What you need to do.
Reproduce the lines below exactly, from the one containing "Write the matplotlib code for this chart." through the one containing "px = Affine2D().scale(1, -1).translate(0, H).scale(1", both included. Leave out any pictures.

Excerpted records.

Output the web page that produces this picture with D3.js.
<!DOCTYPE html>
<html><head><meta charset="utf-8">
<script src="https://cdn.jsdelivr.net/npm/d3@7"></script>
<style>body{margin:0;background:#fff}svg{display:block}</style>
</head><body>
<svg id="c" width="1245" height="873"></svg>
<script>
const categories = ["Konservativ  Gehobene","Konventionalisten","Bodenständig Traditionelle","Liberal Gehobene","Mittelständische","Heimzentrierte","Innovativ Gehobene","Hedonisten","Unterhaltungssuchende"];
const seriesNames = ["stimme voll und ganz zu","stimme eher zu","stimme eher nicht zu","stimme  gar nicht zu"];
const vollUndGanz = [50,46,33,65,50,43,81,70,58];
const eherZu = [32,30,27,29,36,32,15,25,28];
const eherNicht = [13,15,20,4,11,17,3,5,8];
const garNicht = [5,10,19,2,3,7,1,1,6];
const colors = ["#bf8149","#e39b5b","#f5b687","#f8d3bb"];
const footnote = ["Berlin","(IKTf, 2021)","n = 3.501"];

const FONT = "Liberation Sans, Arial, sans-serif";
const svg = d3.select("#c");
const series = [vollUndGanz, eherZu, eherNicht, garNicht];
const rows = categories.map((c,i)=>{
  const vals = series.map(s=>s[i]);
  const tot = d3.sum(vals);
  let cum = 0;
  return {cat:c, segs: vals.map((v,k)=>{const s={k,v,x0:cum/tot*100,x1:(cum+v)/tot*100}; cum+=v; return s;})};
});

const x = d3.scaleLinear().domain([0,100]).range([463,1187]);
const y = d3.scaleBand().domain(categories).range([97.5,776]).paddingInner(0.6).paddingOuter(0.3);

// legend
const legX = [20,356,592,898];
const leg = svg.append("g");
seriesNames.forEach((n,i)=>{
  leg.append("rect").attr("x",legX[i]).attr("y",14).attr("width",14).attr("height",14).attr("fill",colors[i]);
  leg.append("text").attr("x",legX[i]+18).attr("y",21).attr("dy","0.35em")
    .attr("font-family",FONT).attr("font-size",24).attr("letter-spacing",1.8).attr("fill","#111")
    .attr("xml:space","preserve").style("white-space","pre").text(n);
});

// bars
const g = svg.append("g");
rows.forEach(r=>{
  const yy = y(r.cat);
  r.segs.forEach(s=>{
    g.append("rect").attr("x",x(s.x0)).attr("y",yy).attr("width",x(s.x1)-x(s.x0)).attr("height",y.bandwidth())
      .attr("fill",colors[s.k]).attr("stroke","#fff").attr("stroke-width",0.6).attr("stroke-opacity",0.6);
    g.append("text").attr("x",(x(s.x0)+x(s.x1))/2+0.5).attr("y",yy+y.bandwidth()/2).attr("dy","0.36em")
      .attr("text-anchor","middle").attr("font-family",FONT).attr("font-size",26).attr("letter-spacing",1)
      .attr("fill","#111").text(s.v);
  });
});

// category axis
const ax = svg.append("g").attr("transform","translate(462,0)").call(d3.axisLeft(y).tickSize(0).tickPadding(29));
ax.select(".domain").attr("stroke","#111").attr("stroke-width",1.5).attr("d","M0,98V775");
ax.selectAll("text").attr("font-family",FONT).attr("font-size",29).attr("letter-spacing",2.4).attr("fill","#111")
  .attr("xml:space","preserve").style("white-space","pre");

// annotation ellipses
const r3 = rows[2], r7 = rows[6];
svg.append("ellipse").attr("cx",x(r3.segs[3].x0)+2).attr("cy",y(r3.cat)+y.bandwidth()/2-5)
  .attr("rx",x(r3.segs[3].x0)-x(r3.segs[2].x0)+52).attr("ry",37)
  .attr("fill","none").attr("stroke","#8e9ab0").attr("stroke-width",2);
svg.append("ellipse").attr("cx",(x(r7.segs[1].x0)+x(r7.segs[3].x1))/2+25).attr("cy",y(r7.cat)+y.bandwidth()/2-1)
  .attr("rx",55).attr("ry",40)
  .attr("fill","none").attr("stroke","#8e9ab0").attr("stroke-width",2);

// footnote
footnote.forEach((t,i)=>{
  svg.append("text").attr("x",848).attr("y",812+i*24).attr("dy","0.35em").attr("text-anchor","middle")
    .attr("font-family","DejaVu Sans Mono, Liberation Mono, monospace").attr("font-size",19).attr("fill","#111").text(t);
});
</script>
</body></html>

...

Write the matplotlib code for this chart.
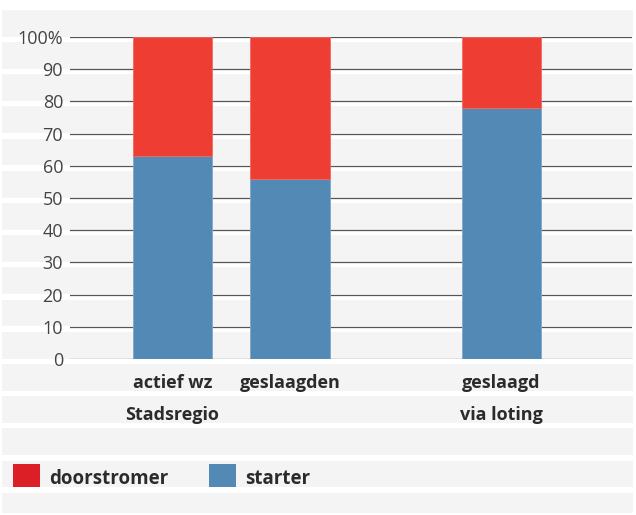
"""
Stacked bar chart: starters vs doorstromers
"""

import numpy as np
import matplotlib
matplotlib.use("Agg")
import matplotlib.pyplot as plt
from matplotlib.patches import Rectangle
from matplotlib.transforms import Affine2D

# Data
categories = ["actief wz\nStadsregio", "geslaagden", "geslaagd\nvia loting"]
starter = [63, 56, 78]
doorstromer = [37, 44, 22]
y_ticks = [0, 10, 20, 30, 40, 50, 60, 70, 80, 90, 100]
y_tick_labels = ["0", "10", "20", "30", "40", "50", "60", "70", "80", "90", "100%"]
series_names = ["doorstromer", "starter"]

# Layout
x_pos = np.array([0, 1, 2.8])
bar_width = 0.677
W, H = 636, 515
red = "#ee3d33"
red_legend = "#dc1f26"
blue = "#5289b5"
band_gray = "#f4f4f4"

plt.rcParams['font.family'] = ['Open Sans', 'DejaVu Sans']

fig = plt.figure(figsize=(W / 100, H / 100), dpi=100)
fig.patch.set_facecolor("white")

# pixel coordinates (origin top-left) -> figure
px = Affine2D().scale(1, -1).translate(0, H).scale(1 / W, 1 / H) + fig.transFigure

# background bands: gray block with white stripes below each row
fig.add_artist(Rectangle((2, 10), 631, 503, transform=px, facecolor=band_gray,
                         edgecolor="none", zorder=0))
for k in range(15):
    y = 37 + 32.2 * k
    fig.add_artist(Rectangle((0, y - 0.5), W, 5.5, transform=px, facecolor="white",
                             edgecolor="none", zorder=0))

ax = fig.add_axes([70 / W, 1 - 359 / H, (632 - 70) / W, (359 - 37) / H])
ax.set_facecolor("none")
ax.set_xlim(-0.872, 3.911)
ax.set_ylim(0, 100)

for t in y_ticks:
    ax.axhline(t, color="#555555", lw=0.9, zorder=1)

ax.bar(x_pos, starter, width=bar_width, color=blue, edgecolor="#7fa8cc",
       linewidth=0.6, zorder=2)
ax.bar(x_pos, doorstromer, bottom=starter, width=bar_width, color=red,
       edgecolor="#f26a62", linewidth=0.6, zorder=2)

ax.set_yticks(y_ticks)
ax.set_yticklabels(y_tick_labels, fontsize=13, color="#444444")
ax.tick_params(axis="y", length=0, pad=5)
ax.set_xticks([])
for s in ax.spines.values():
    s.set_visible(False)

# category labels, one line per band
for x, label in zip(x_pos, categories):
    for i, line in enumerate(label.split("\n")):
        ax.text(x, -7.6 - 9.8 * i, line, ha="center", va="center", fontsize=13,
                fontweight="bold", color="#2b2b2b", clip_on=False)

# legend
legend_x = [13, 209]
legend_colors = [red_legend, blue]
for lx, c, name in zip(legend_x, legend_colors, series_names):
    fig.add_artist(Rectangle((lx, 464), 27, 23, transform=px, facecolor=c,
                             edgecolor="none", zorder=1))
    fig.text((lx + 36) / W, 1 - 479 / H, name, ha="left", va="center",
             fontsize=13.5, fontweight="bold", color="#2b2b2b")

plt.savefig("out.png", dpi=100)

Full solution.
Write the matplotlib code for this chart.
"""
Stacked bar chart: starters vs doorstromers
"""

import numpy as np
import matplotlib
matplotlib.use("Agg")
import matplotlib.pyplot as plt
from matplotlib.patches import Rectangle
from matplotlib.transforms import Affine2D

# Data
categories = ["actief wz\nStadsregio", "geslaagden", "geslaagd\nvia loting"]
starter = [63, 56, 78]
doorstromer = [37, 44, 22]
y_ticks = [0, 10, 20, 30, 40, 50, 60, 70, 80, 90, 100]
y_tick_labels = ["0", "10", "20", "30", "40", "50", "60", "70", "80", "90", "100%"]
series_names = ["doorstromer", "starter"]

# Layout
x_pos = np.array([0, 1, 2.8])
bar_width = 0.677
W, H = 636, 515
red = "#ee3d33"
red_legend = "#dc1f26"
blue = "#5289b5"
band_gray = "#f4f4f4"

plt.rcParams['font.family'] = ['Open Sans', 'DejaVu Sans']

fig = plt.figure(figsize=(W / 100, H / 100), dpi=100)
fig.patch.set_facecolor("white")

# pixel coordinates (origin top-left) -> figure
px = Affine2D().scale(1, -1).translate(0, H).scale(1 / W, 1 / H) + fig.transFigure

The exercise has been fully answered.